Discussions about future mobility often involve technologies such as artificial intelligence and autonomous driving and innovations surrounding electronic vehicles.

Alexander Mankowsky from Daimlers research unit takes part in such discussions. He looks ahead and keeps track of technological developments aimed at bringing new vehicles that fit future environments.

Mankowsky will join Herald Design Forum 2019 to deliver a speech on future mobility and the vehicles of the future that he has been looking into at the German automaker.


Mercedes- Benz’s autonomous vehicle design F015 (Daimler AG)
Mercedes- Benz’s autonomous vehicle design F015 (Daimler AG)

He has worked in the research unit at Daimler since 1989, concentrating on social trends in mobility.

He studies technological developments and conducts research to help the automaker be aware of upcoming changes in the development cycle, which usually takes around seven years from predevelopment to development and industrialization.

For example, Mankowsky looks for alternative energy sources for new mobility, to reduce carbon dioxide emissions that cause global warming. He also considers measures to handle possible noise pollution the new energy might create.

In the case of autonomous driving vehicles, he attempts to come up with measures that assure people that driverless cars are safe.

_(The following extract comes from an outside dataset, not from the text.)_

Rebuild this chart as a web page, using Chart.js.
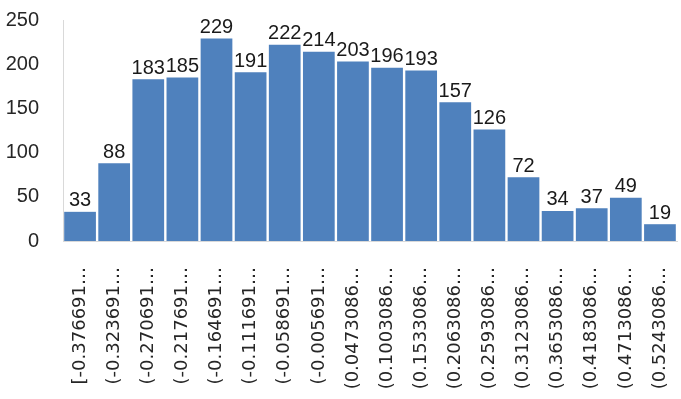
<!DOCTYPE html>
<html>
<head>
<meta charset="utf-8">
<script src="https://cdn.jsdelivr.net/npm/chart.js@4"></script>
<style>
  html, body { margin: 0; padding: 0; background: #fff; }
  #wrap { width: 681px; height: 399px; }
</style>
</head>
<body>
<div id="wrap"><canvas id="histChart"></canvas></div>
<script>
// bins (as shown, truncated in the original)
const binLabels = [
    '[-0.376691…', '(-0.323691…', '(-0.270691…', '(-0.217691…', '(-0.164691…',
    '(-0.111691…', '(-0.058691…', '(-0.005691…', '(0.0473086…', '(0.1003086…',
    '(0.1533086…', '(0.2063086…', '(0.2593086…', '(0.3123086…', '(0.3653086…',
    '(0.4183086…', '(0.4713086…', '(0.5243086…'
];
const counts = [33, 88, 183, 185, 229, 191, 222, 214, 203, 196, 193, 157, 126, 72, 34, 37, 49, 19];
const yTicks = [0, 50, 100, 150, 200, 250];

const valueFont = { family: "'Liberation Sans', Arial, sans-serif", size: 20 };
const binFont = { family: "'DejaVu Sans', Verdana, sans-serif", size: 18 };

// value labels above each bar
const barValues = {
    id: 'barValues',
    afterDatasetsDraw(chart) {
        const ctx = chart.ctx;
        const meta = chart.getDatasetMeta(0);
        ctx.save();
        ctx.font = valueFont.size + 'px ' + valueFont.family;
        ctx.fillStyle = '#1a1a1a';
        ctx.textAlign = 'center';
        ctx.textBaseline = 'bottom';
        meta.data.forEach((bar, i) => {
            ctx.fillText(String(counts[i]), bar.x, bar.y - 1);
        });
        ctx.restore();
    }
};

document.addEventListener('DOMContentLoaded', () => {
    const canvas = document.getElementById('histChart');

    new Chart(canvas, {
        type: 'bar',
        data: {
            labels: binLabels,
            datasets: [{
                data: counts,
                backgroundColor: '#4f81bd',
                borderWidth: 0,
                categoryPercentage: 1,
                barPercentage: 0.93
            }]
        },
        options: {
            responsive: true,
            maintainAspectRatio: false,
            animation: false,
            layout: { padding: { top: 20, right: 4, left: 0, bottom: 0 } },
            plugins: {
                legend: { display: false },
                tooltip: { enabled: false }
            },
            scales: {
                y: {
                    min: 0,
                    max: 250,
                    afterBuildTicks: scale => { scale.ticks = yTicks.map(v => ({ value: v })); },
                    afterFit: scale => {
                        scale.width = 63;
                        scale.paddingTop = 0;
                        scale.paddingBottom = 0;
                    },
                    grid: { display: false },
                    border: { display: true, color: '#d9d9d9', width: 1 },
                    ticks: { color: '#262626', font: valueFont, padding: 16 }
                },
                x: {
                    afterFit: scale => {
                        scale.height = 158;
                        scale.paddingLeft = 0;
                        scale.paddingRight = 0;
                    },
                    grid: { display: false },
                    border: { display: true, color: '#d9d9d9', width: 1 },
                    ticks: {
                        color: '#262626',
                        font: binFont,
                        minRotation: 90,
                        maxRotation: 90,
                        autoSkip: false,
                        padding: 18
                    }
                }
            }
        },
        plugins: [barValues]
    });
});
</script>
</body>
</html>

Beyond the technical aspects, Mankowsky keenly observes social issues and changes related to future mobility, so as to develop better “human-machine” relationships.

According to Mankowsky, future mobility -- including self-driving and semiautonomous cars -- will have to be able to function properly on roads that will look nothing like the ones we have today.

Transportation has to fit into multifunctional and dense urban spaces. Future vehicles will have to be equipped with sensors and other technologies that can interact with people on the streets, he said.

“Mobility is a cooperative activity, and we rarely are alone in traffic,“ said Mankowsky, referencing sociologist Lyn Lofland’s notion of “cooperative mobility,” which is defined as “how strangers work together to traverse space without incident.”


Mercedes-Benz’s “cooperative car,” based on the S-Class (Daimler AG)
Mercedes-Benz’s “cooperative car,” based on the S-Class (Daimler AG)

Future mobility has to come up with a set of rules aimed at easing interactions between people and vehicles. This would allow strangers to walk without bumping into one another and to feel safe around driverless vehicles, Mankowsky said.

Mercedes-Benz’s “cooperative car,” based on the Mercedes-Benz S-Class, features a 360-degree light-signaling system. The turquoise lights on the car’s roof are designed to inform nearby pedestrians about the presence of the vehicle and the next steps it will take on the road.